- Exercise brief -
From the first line of the listing below, retype each line up to and including the one with "const yTickLabels = ['\u22120.05', '0.00', '0.05'];"; pictures stay out.

- Given material -
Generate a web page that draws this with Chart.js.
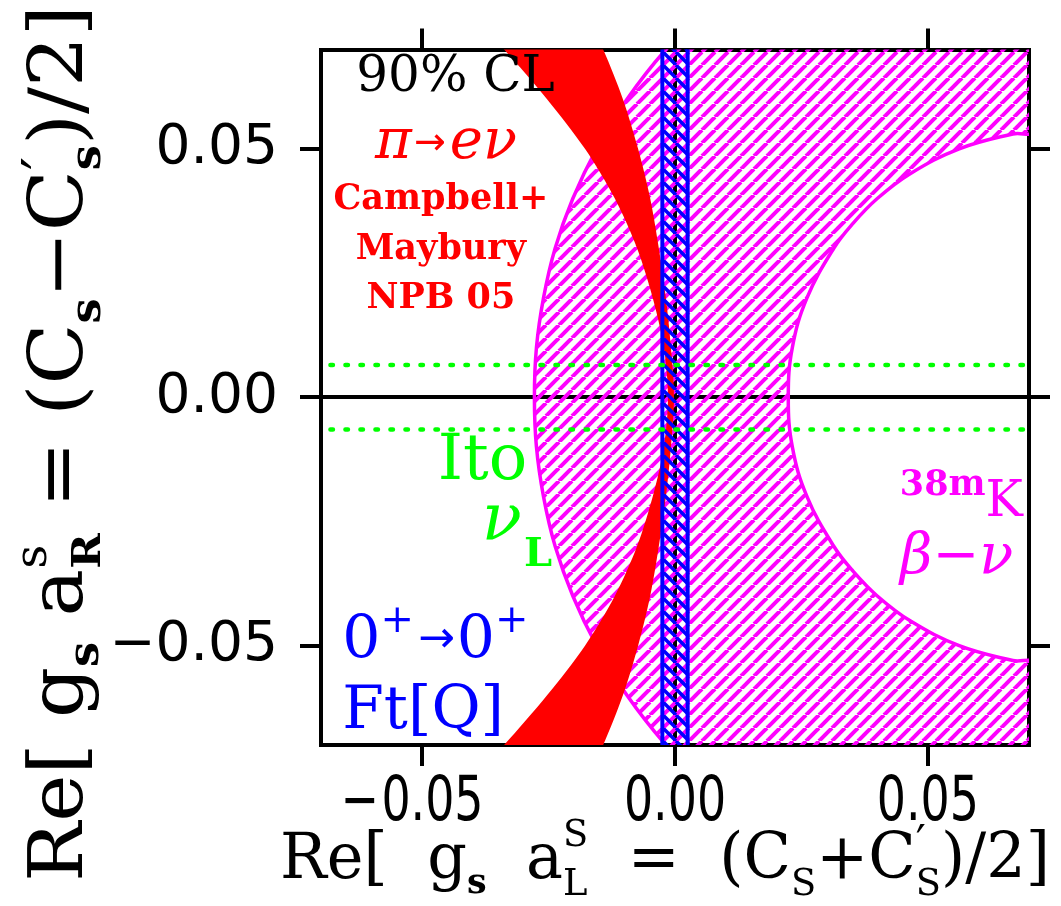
<!DOCTYPE html>
<html>
<head>
<meta charset="utf-8">
<title>Scalar couplings</title>
<script src="https://cdn.jsdelivr.net/npm/chart.js@4.4.1/dist/chart.umd.min.js"></script>
<style>
html,body{margin:0;padding:0;background:#fff;overflow:hidden;}
canvas{display:block;}
</style>
</head>
<body>
<canvas id="c" width="1061" height="906"></canvas>
<script>
// ---------------- data ----------------
const axisMin = -0.07, axisMax = 0.07;
const xTickValues = [-0.05, 0, 0.05];
const xTickLabels = ['\u22120.05', '0.00', '0.05'];
const yTickValues = [-0.05, 0, 0.05];
const yTickLabels = ['\u22120.05', '0.00', '0.05'];

// 38mK beta-nu allowed band (hatched): outer boundary, top -> bottom
const kOuterY = [0.075, 0.07, 0.06, 0.05, 0.04, 0.03, 0.02, 0.01, 0, -0.01, -0.02, -0.03, -0.04, -0.05, -0.06, -0.07, -0.075];
const kOuterX = [0.0035, -0.0018, -0.0095, -0.0155, -0.0202, -0.0237, -0.0260, -0.0274, -0.0278, -0.0274, -0.0260, -0.0237, -0.0202, -0.0155, -0.0095, -0.0018, 0.0035];
// inner (excluded) boundary, bottom -> top
const kInnerY = [-0.075, -0.0537, -0.053, -0.05, -0.045, -0.04, -0.035, -0.03, -0.02, -0.01, 0, 0.01, 0.02, 0.03, 0.035, 0.04, 0.045, 0.05, 0.053, 0.0537, 0.075];
const kInnerX = [0.08, 0.0714, 0.0668, 0.0562, 0.0465, 0.0400, 0.0352, 0.0314, 0.0261, 0.0232, 0.0224, 0.0232, 0.0261, 0.0314, 0.0352, 0.0400, 0.0465, 0.0562, 0.0668, 0.0714, 0.08];

// pi -> e nu band (Campbell + Maybury NPB 05): left edge top -> bottom, right edge bottom -> top
const piLeftY  = [0.08, 0.07, 0.06, 0.05, 0.04, 0.03, 0.02, 0.01, 0, -0.01, -0.02, -0.03, -0.04, -0.05, -0.06, -0.07, -0.08];
const piLeftX  = [-0.0433, -0.0338, -0.0253, -0.0178, -0.0119, -0.0075, -0.0044, -0.0022, -0.0014, -0.0022, -0.0044, -0.0075, -0.0119, -0.0178, -0.0253, -0.0338, -0.0433];
const piRightY = [-0.08, -0.07, -0.06, -0.05, -0.04, -0.03, -0.02, -0.01, 0, 0.01, 0.02, 0.03, 0.04, 0.05, 0.06, 0.07, 0.08];
const piRightX = [-0.0190, -0.0142, -0.0103, -0.0073, -0.0049, -0.0032, -0.0018, -0.0008, -0.0002, -0.0008, -0.0018, -0.0032, -0.0049, -0.0073, -0.0103, -0.0142, -0.0190];

// 0+ -> 0+ Ft[Q] band
const ftBandX = [-0.0025, -0.0025, 0.0025, 0.0025];
const ftBandY = [-0.075, 0.075, 0.075, -0.075];

// Ito nu_L limits (dotted)
const itoLimitY = [0.0065, -0.0065];
const itoSpanX = [-0.08, 0.08];

// ---------------- helpers ----------------
const MAGENTA = '#ff00ff', RED = '#ff0000', BLUE = '#0000ff', GREEN = '#00ff00', BLACK = '#000000';
const SERIF = '"DejaVu Serif", serif';
const SANS = '"DejaVu Sans", sans-serif';

function pts(xs, ys) { return xs.map((x, i) => ({ x: x, y: ys[i] })); }

const canvas = document.getElementById('c');
const mainCtx = canvas.getContext('2d');

function hatch(color, size, lw, dir) {
  const c = document.createElement('canvas');
  c.width = size; c.height = size;
  const g = c.getContext('2d');
  g.strokeStyle = color; g.lineWidth = lw;
  for (let k = -1; k <= 1; k++) {
    g.beginPath();
    if (dir === '/') { g.moveTo(k * size, size); g.lineTo(k * size + size, 0); }
    else { g.moveTo(k * size, 0); g.lineTo(k * size + size, size); }
    g.stroke();
  }
  return mainCtx.createPattern(c, 'repeat');
}

// draws a sequence of text runs (for sub/superscripts); fit = target width or {scale}
function drawRuns(ctx, runs, x, y, align, fit, rot) {
  ctx.save();
  ctx.textBaseline = 'alphabetic';
  ctx.textAlign = 'left';
  let pos = 0, lastStart = 0;
  const placed = runs.map(r => {
    ctx.font = r.f;
    const w = ctx.measureText(r.t).width;
    let start;
    if (r.stack) {
      start = lastStart;
      pos = Math.max(pos, start + w);
    } else {
      start = pos + (r.dx || 0);
      pos = start + w;
      lastStart = start;
    }
    return { r: r, start: start };
  });
  const total = pos;
  ctx.translate(x, y);
  if (rot) ctx.rotate(rot);
  let sx = 1;
  if (typeof fit === 'number') sx = fit / total;
  else if (fit && fit.scale) sx = fit.scale;
  ctx.scale(sx, 1);
  const off = align === 'center' ? -total / 2 : (align === 'right' ? -total : 0);
  placed.forEach(p => {
    ctx.font = p.r.f;
    ctx.fillStyle = p.r.c;
    ctx.fillText(p.r.t, off + p.start, p.r.dy || 0);
  });
  ctx.restore();
}

// in-plot labels, anchored in data coordinates
const annotations = [
  { x: -0.0434, y: 0.0617, align: 'center', runs: [{ t: '90% CL', f: '50px ' + SERIF, c: BLACK }] },
  { x: -0.0593, y: 0.0481, align: 'left', runs: [
      { t: '\u03c0', f: 'italic 56px ' + SERIF, c: RED },
      { t: '\u2192', f: '38px ' + SANS, c: RED, dy: -4, dx: 2 },
      { t: 'e\u03bd', f: 'italic 56px ' + SERIF, c: RED, dx: 4 }] },
  { x: -0.0463, y: 0.0378, align: 'center', runs: [{ t: 'Campbell+', f: 'bold 35px ' + SERIF, c: RED }] },
  { x: -0.0463, y: 0.0279, align: 'center', runs: [{ t: 'Maybury', f: 'bold 35px ' + SERIF, c: RED }] },
  { x: -0.0463, y: 0.0180, align: 'center', runs: [{ t: 'NPB 05', f: 'bold 35px ' + SERIF, c: RED }] },
  { x: -0.0469, y: -0.0164, align: 'left', runs: [{ t: 'Ito', f: '64px ' + SERIF, c: GREEN }] },
  { x: -0.0382, y: -0.0287, align: 'left', runs: [
      { t: '\u03bd', f: 'italic 66px ' + SERIF, c: GREEN },
      { t: 'L', f: 'bold 40px ' + SERIF, c: GREEN, dy: 26, dx: 2 }] },
  { x: -0.0658, y: -0.0525, align: 'left', runs: [
      { t: '0', f: '60px ' + SERIF, c: BLUE },
      { t: '+', f: '40px ' + SERIF, c: BLUE, dy: -26 },
      { t: '\u2192', f: '44px ' + SANS, c: BLUE, dy: -6, dx: 4 },
      { t: '0', f: '60px ' + SERIF, c: BLUE, dx: 2 },
      { t: '+', f: '40px ' + SERIF, c: BLUE, dy: -26 }] },
  { x: -0.0658, y: -0.0666, align: 'left', runs: [{ t: 'Ft[Q]', f: '60px ' + SERIF, c: BLUE }] },
  { x: 0.0688, y: -0.0240, align: 'right', runs: [
      { t: '38m', f: 'bold 35px ' + SERIF, c: MAGENTA, dy: -21 },
      { t: 'K', f: '50px ' + SERIF, c: MAGENTA }] },
  { x: 0.0445, y: -0.0354, align: 'left', runs: [{ t: '\u03b2\u2212\u03bd', f: 'italic 56px ' + SERIF, c: MAGENTA }] }
];

// axis titles (with sub/superscripts)
const xTitleRuns = [
  { t: 'Re[  g', f: '64px ' + SERIF, c: BLACK },
  { t: 's', f: 'bold 36px ' + SERIF, c: BLACK, dy: 15 },
  { t: '  a', f: '64px ' + SERIF, c: BLACK },
  { t: 'L', f: '38px ' + SERIF, c: BLACK, dy: 17 },
  { t: 'S', f: '38px ' + SERIF, c: BLACK, dy: -32, stack: true },
  { t: '  =  (C', f: '64px ' + SERIF, c: BLACK },
  { t: 'S', f: '38px ' + SERIF, c: BLACK, dy: 17 },
  { t: '+C', f: '64px ' + SERIF, c: BLACK },
  { t: 'S', f: '38px ' + SERIF, c: BLACK, dy: 17 },
  { t: '\u2032', f: '46px ' + SERIF, c: BLACK, dy: -20, stack: true },
  { t: ')/2]', f: '64px ' + SERIF, c: BLACK }
];
const yTitleRuns = [
  { t: 'Re[ g', f: '75px ' + SERIF, c: BLACK },
  { t: 's', f: 'bold 42px ' + SERIF, c: BLACK, dy: 16 },
  { t: ' a', f: '75px ' + SERIF, c: BLACK },
  { t: 'R', f: 'bold 40px ' + SERIF, c: BLACK, dy: 18 },
  { t: 's', f: '44px ' + SERIF, c: BLACK, dy: -36, stack: true },
  { t: ' = (C', f: '75px ' + SERIF, c: BLACK },
  { t: 's', f: 'bold 42px ' + SERIF, c: BLACK, dy: 18 },
  { t: '\u2212C', f: '75px ' + SERIF, c: BLACK },
  { t: 's', f: 'bold 42px ' + SERIF, c: BLACK, dy: 18 },
  { t: '\u2032', f: '56px ' + SERIF, c: BLACK, dy: -20, stack: true },
  { t: ')/2]', f: '75px ' + SERIF, c: BLACK }
];

function tickRuns(label) {
  const f = '62px ' + SANS;
  if (label.charAt(0) === '\u2212') {
    return [{ t: '\u2212', f: f, c: BLACK }, { t: label.slice(1), f: f, c: BLACK, dx: 3 }];
  }
  return [{ t: label, f: f, c: BLACK }];
}

const textPlugin = {
  id: 'texts',
  afterDraw(chart) {
    const ctx = chart.ctx;
    const xs = chart.scales.x, ys = chart.scales.y;
    // bottom tick labels (condensed)
    xTickValues.forEach((v, i) => {
      drawRuns(ctx, tickRuns(xTickLabels[i]), xs.getPixelForValue(v) - (v < 0 ? 10 : 0), 820, 'center', { scale: 0.74 }, 0);
    });
    annotations.forEach(a => {
      drawRuns(ctx, a.runs, xs.getPixelForValue(a.x), ys.getPixelForValue(a.y), a.align, a.fit || null, 0);
    });
    // x title under the bottom axis
    drawRuns(ctx, xTitleRuns, 280, 878, 'left', 770, 0);
    // y title, rotated, left of the y tick labels
    drawRuns(ctx, yTitleRuns, 82, 882, 'left', 877, -Math.PI / 2);
  }
};

function zeroGrid(ctx) { return ctx.tick && ctx.tick.value === 0 ? BLACK : 'rgba(0,0,0,0)'; }

function axis(position, opts) {
  const horizontal = position === 'top' || position === 'bottom';
  const values = horizontal ? xTickValues : yTickValues;
  const labels = horizontal ? xTickLabels : yTickLabels;
  return Object.assign({
    type: 'linear', position: position, min: axisMin, max: axisMax, z: 1,
    afterBuildTicks: s => { s.ticks = values.map(v => ({ value: v })); },
    grid: { color: BLACK, tickColor: BLACK, lineWidth: 4, tickWidth: 4, tickLength: 21, drawTicks: true, drawOnChartArea: false },
    border: { display: true, color: BLACK, width: 4 },
    ticks: { display: false, autoSkip: false, maxRotation: 0, minRotation: 0,
             callback: (v) => labels[values.indexOf(v)] }
  }, opts);
}

const dotted = { borderColor: GREEN, borderWidth: 4.5, borderDash: [2.5, 12.5], borderCapStyle: 'round', fill: false, clip: 0 };

const chart = new Chart(mainCtx, {
  type: 'line',
  data: {
    datasets: [
      Object.assign({ label: 'Ito upper', data: pts(itoSpanX, [itoLimitY[0], itoLimitY[0]]) }, dotted),
      Object.assign({ label: 'Ito lower', data: pts(itoSpanX, [itoLimitY[1], itoLimitY[1]]) }, dotted),
      { label: '0+ -> 0+ Ft[Q]', data: pts(ftBandX, ftBandY), borderColor: BLUE, borderWidth: 4, backgroundColor: hatch(BLUE, 13, 3.5, '\\'), fill: 'shape', clip: 0 },
      { label: 'pi -> e nu', data: pts(piLeftX.concat(piRightX), piLeftY.concat(piRightY)), borderColor: RED, borderWidth: 0, backgroundColor: RED, fill: 'shape', tension: 0.3, clip: 0 },
      { label: '38mK beta-nu', data: pts(kOuterX.concat(kInnerX), kOuterY.concat(kInnerY)), borderColor: MAGENTA, borderWidth: 3.5, backgroundColor: hatch(MAGENTA, 13, 4, '/'), fill: 'shape', tension: 0.4, clip: 0 }
    ]
  },
  options: {
    responsive: false, animation: false, devicePixelRatio: 1, events: [],
    layout: { padding: 0 },
    elements: { point: { radius: 0, hoverRadius: 0 }, line: { borderJoinStyle: 'round' } },
    plugins: { legend: { display: false }, tooltip: { enabled: false }, title: { display: false } },
    scales: {
      x: axis('bottom', {
        afterFit: s => { s.height = 906 - 745; },
        grid: { color: zeroGrid, tickColor: BLACK, lineWidth: 4, tickWidth: 4, tickLength: 21, drawTicks: true, drawOnChartArea: true }
      }),
      x2: axis('top', { afterFit: s => { s.height = 40; } }),
      y: axis('left', {
        afterFit: s => { s.width = 321; },
        grid: { color: zeroGrid, tickColor: BLACK, lineWidth: 4, tickWidth: 4, tickLength: 21, drawTicks: true, drawOnChartArea: true },
        ticks: { display: true, autoSkip: false, padding: 22, color: BLACK,
                 font: { family: SANS, size: 55, lineHeight: 1.0 },
                 callback: (v) => yTickLabels[yTickValues.indexOf(v)] }
      }),
      y2: axis('right', { afterFit: s => { s.width = 1061 - 1029; } })
    }
  },
  plugins: [textPlugin]
});
</script>
</body>
</html>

- Right answer -
Generate a web page that draws this with Chart.js.
<!DOCTYPE html>
<html>
<head>
<meta charset="utf-8">
<title>Scalar couplings</title>
<script src="https://cdn.jsdelivr.net/npm/chart.js@4.4.1/dist/chart.umd.min.js"></script>
<style>
html,body{margin:0;padding:0;background:#fff;overflow:hidden;}
canvas{display:block;}
</style>
</head>
<body>
<canvas id="c" width="1061" height="906"></canvas>
<script>
// ---------------- data ----------------
const axisMin = -0.07, axisMax = 0.07;
const xTickValues = [-0.05, 0, 0.05];
const xTickLabels = ['\u22120.05', '0.00', '0.05'];
const yTickValues = [-0.05, 0, 0.05];
const yTickLabels = ['\u22120.05', '0.00', '0.05'];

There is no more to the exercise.